If I start the ball rolling I am sure that others on the list who I know to
be more knowledgeable can pick it up.
After 1538 (when the monasteries were abolished, who sort of carried out
this function) and before 1602 when the Poor Law Act was first passed there
was nobody charged with looking after the poor. After 1602 the parish was
charged with doing this. This meant that the churchwardens in practice
collected a rate on all householders and distributed it to the poor. It was
not a part of the church's actual duties to do this. It was I suppose the
first appearance of a 'civil parish' rather than a religious one (although
civil parishes actually came into legal existence in the 19th century,
someone on the list told me last week). One of the groups of people who
could claim money was the pauper pregnant single women who could claim for
their 'lying in' expenses (hiring a maternity nurse-or 'goodwoman'
primarily). Thereafter they could claim a very minimal income from the
parish for themselves and their bastard (and make no bones about it the
stigma of that word was very strong and they were meant to live with it). In
its turn the parish would try to establish who the father was from the
mother and would then take proceeding s to reclaim all their expenditures
from him (often to be seen mentioned in parish registers as the 'putative
father'). By the 19th century there was a slick set of processes going on.

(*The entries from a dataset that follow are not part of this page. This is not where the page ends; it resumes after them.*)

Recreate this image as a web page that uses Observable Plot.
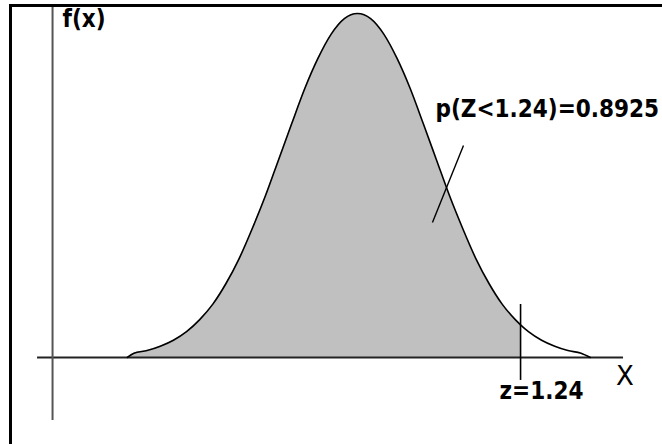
<!DOCTYPE html>
<html>
<head>
<meta charset="utf-8">
<script src="https://cdn.jsdelivr.net/npm/d3@7"></script>
<script src="https://cdn.jsdelivr.net/npm/@observablehq/plot@0.6"></script>
<style>
  html, body { margin: 0; padding: 0; background: #ffffff; }
  #wrap { position: relative; width: 662px; height: 444px; overflow: hidden; }
  #frame { position: absolute; left: 9px; top: 4px; right: -10px; bottom: -10px;
           border-top: 3px solid #000; border-left: 3px solid #000; pointer-events: none; }
</style>
</head>
<body>
<div id="wrap"><div id="frame"></div></div>
<script>
// Curve samples (z units, density)
const zValues = [-1.75, -1.7, -1.6, -1.5, -1.4, -1.3, -1.2, -1.1, -1.0, -0.9, -0.8, -0.7, -0.6, -0.5, -0.4, -0.3, -0.2, -0.1, 0,
                 0.1, 0.2, 0.3, 0.4, 0.5, 0.6, 0.7, 0.8, 0.9, 1.0, 1.1, 1.2, 1.24, 1.3, 1.4, 1.5, 1.6, 1.7, 1.77];
const density = [0.000, 0.005, 0.008, 0.013, 0.020, 0.030, 0.044, 0.062, 0.086, 0.115, 0.150, 0.188, 0.230, 0.272, 0.313, 0.348, 0.376, 0.394, 0.400,
                 0.394, 0.376, 0.348, 0.313, 0.272, 0.230, 0.188, 0.150, 0.115, 0.086, 0.062, 0.044, 0.038, 0.030, 0.020, 0.013, 0.008, 0.005, 0.000];
const zCut = 1.24;
const probLabel = "p(Z<1.24)=0.8925";
const zLabel = "z=1.24";
const xAxisLabel = "X";
const yAxisLabel = "f(x)";

// Axis extents and annotation anchors (data units)
const xAxisSpan = [-2.433, 2.023];
const yAxisAt = [-2.319];
const yAxisSpan = [-0.0733, 0.4093];
const zTickSpan = [-0.0267, 0.0616];
const pointer = [{x1: 0.806, y1: 0.2465, x2: 0.570, y2: 0.157}];
const labels = [
  {x: -2.243, y: 0.393, text: yAxisLabel, anchor: "start", size: 24, weight: "bold", family: "DejaVu Sans Condensed"},
  {x: 0.593, y: 0.2884, text: probLabel, anchor: "start", size: 24, weight: "bold", family: "DejaVu Sans Condensed"},
  {x: 1.399, y: -0.039, text: zLabel, anchor: "middle", size: 24, weight: "bold", family: "DejaVu Sans Condensed"},
  {x: 2.034, y: -0.0227, text: xAxisLabel, anchor: "middle", size: 26, weight: "normal", family: "DejaVu Sans"}
];

const curve = zValues.map((z, i) => ({z, d: density[i]}));
const shaded = curve.filter(p => p.z <= zCut);

const chart = Plot.plot({
  width: 662,
  height: 444,
  margin: 0,
  style: {background: "transparent", fontFamily: "DejaVu Sans"},
  x: {domain: [-2.7148, 2.3194], axis: null},
  y: {domain: [-0.1012, 0.4151], axis: null},
  marks: [
    Plot.areaY(shaded, {x: "z", y: "d", fill: "#c0c0c0", curve: "monotone-x"}),
    Plot.ruleY([0], {x1: xAxisSpan[0], x2: xAxisSpan[1], stroke: "#222", strokeWidth: 2}),
    Plot.ruleX(yAxisAt, {y1: yAxisSpan[0], y2: yAxisSpan[1], stroke: "#555", strokeWidth: 2}),
    Plot.lineY(curve, {x: "z", y: "d", stroke: "#000", strokeWidth: 1.6, curve: "monotone-x"}),
    Plot.ruleX([zCut], {y1: zTickSpan[0], y2: zTickSpan[1], stroke: "#000", strokeWidth: 1.6}),
    Plot.link(pointer, {x1: "x1", y1: "y1", x2: "x2", y2: "y2", stroke: "#000", strokeWidth: 1.4}),
    ...labels.map(l => Plot.text([l], {x: "x", y: "y", text: "text", textAnchor: l.anchor,
      fontSize: l.size, fontWeight: l.weight, fontFamily: l.family, fill: "#000"}))
  ]
});
document.getElementById("wrap").prepend(chart);
</script>
</body>
</html>
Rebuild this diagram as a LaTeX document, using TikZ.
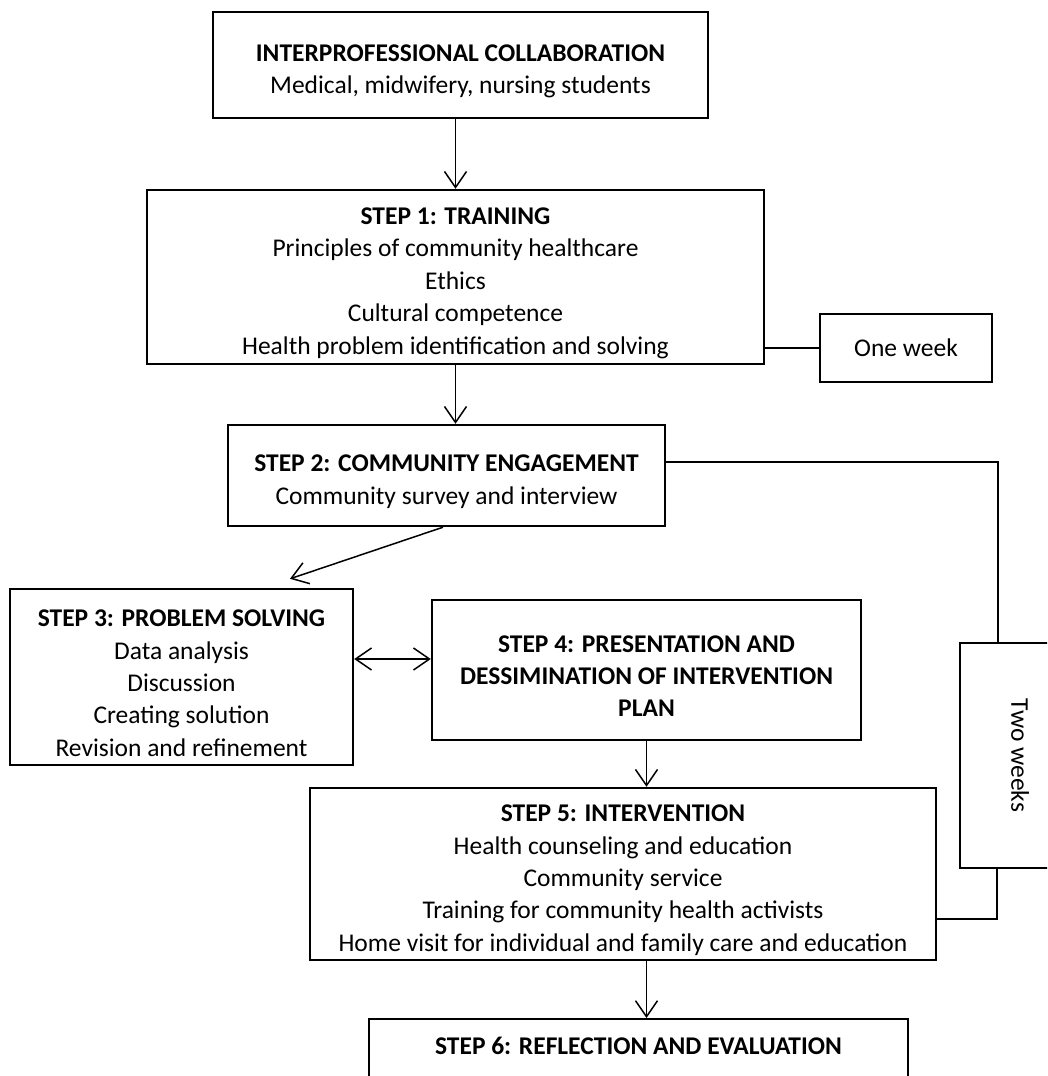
\documentclass[tikz,border=0pt]{standalone}
\usepackage{fontspec}
\setmainfont{Carlito}
\usetikzlibrary{arrows.meta}
\newcommand{\pdown}{\rule{0pt}{29pt}}
\begin{document}
\begin{tikzpicture}[x=1pt,y=-1pt,
  box/.style={draw=black,line width=2.4pt,align=center,inner sep=0pt,
    font=\fontsize{25.5}{32.4}\selectfont},
  conn/.style={line width=1.5pt,draw=black},
  arr/.style={conn,-{Straight Barb[length=16pt,width=22pt,line width=1.5pt]}},
  darr/.style={conn,{Straight Barb[length=16pt,width=22pt,line width=1.5pt]}-{Straight Barb[length=16pt,width=22pt,line width=1.5pt]}}]
\useasboundingbox (0,0) rectangle (1047,1076);
\clip (0,0) rectangle (1047,1076);
\node[box,minimum width=495pt,minimum height=106pt] (b0) at (460.5,65)
  {\pdown\textbf{INTERPROFESSIONAL COLLABORATION}\\Medical, midwifery, nursing students};
\node[box,minimum width=617pt,minimum height=174pt] (b1) at (455.5,277)
  {\pdown\textbf{STEP 1: TRAINING}\\Principles of community healthcare\\Ethics\\Cultural competence\\Health problem identification and solving};
\node[box,minimum width=172pt,minimum height=68pt] (one) at (906,348) {One week};
\node[box,minimum width=437pt,minimum height=101pt] (b2) at (446.5,475.5)
  {\pdown\textbf{STEP 2: COMMUNITY ENGAGEMENT}\\Community survey and interview};
\node[box,minimum width=343pt,minimum height=176pt] (b3) at (181.5,677)
  {\pdown\textbf{STEP 3: PROBLEM SOLVING}\\Data analysis\\Discussion\\Creating solution\\Revision and refinement};
\node[box,minimum width=429pt,minimum height=140pt] (b4) at (646.5,670)
  {\pdown\textbf{STEP 4: PRESENTATION AND}\\\textbf{DESSIMINATION OF INTERVENTION}\\\textbf{PLAN}};
\node[box,minimum width=626pt,minimum height=172pt] (b5) at (623,874)
  {\pdown\textbf{STEP 5: INTERVENTION}\\Health counseling and education\\Community service\\Training for community health activists\\Home visit for individual and family care and education};
\node[box,minimum width=539pt,minimum height=120pt,anchor=north] (b6) at (638.5,1018)
  {\raisebox{0pt}[0pt][0pt]{\raisebox{25pt}{\textbf{STEP 6: REFLECTION AND EVALUATION}}}};
\node[box,minimum width=120pt,minimum height=225pt] (two) at (1020,755.5)
  {\rotatebox{-90}{Two weeks}};
% connectors
\draw[arr] (b0.south -| b1.north) -- (b1.north);
\draw[arr] (b1.south) -- (b1.south |- b2.north);
\draw[conn] (one.west -| b1.east) -- (one.west);
\draw[conn] ([yshift=13.5pt]b2.east) -| ([xshift=-22pt]two.north);
\draw[conn] ([xshift=-23pt]two.south) |- ([yshift=-45pt]b5.east);
\draw[arr] ([xshift=-3.5pt]b2.south) -- ([xshift=108.5pt,yshift=9pt]b3.north);
\draw[darr] ([yshift=18pt]b3.east) -- ([yshift=18pt]b3.east -| b4.west);
\draw[arr] (b4.south) -- (b4.south |- b5.north);
\draw[arr] (b4.south |- b5.south) -- (b4.south |- b6.north);
\end{tikzpicture}
\end{document}
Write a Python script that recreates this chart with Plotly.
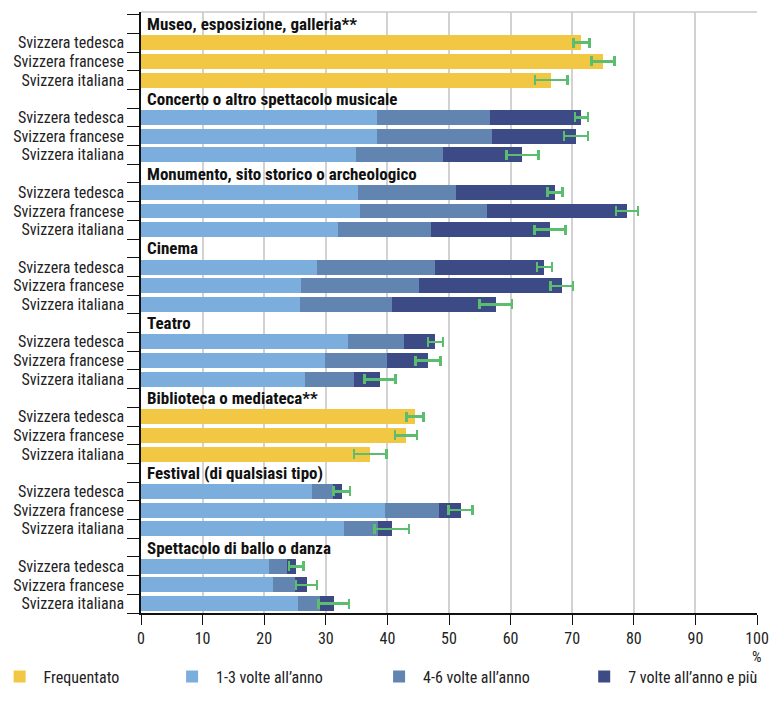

The mother would undergo an 'Examination' by the Board of the Poor Law. If
she failed to co-operate they could make life very difficult for her. The
aim of the Examination was to determine who the father was so that they
could then re-charge him. By this time the local churchwarden connection had
been totally lost in the Uniions of parishes together to save money by
economies of scale and who could also afford to build a workhouse. If my
memory of secondary school education is right the invention of something
called the Speenhamland System in the mid-18th century tolled the knell for
churchwardens' involvement. Thereafter it was a civil jurisdiction. Right
from the start the Examination was backed up by use of the Quarter Sessions
Courts to enforce payments against recalcitrant fathers.
Does that help?
----- Original Message -----
Sent: Saturday, June 29, 2002 8:24 PM
Subject: [DEV] Question about The Poor law.
I wonder if some could tell me where I can find out about The Poor Law or
explain it (very simply ). Did the "church" give payments to "unfortunate
females" to see them through a pregnancy and help them with money through
the early years of parenthood ? Or is something else going on here????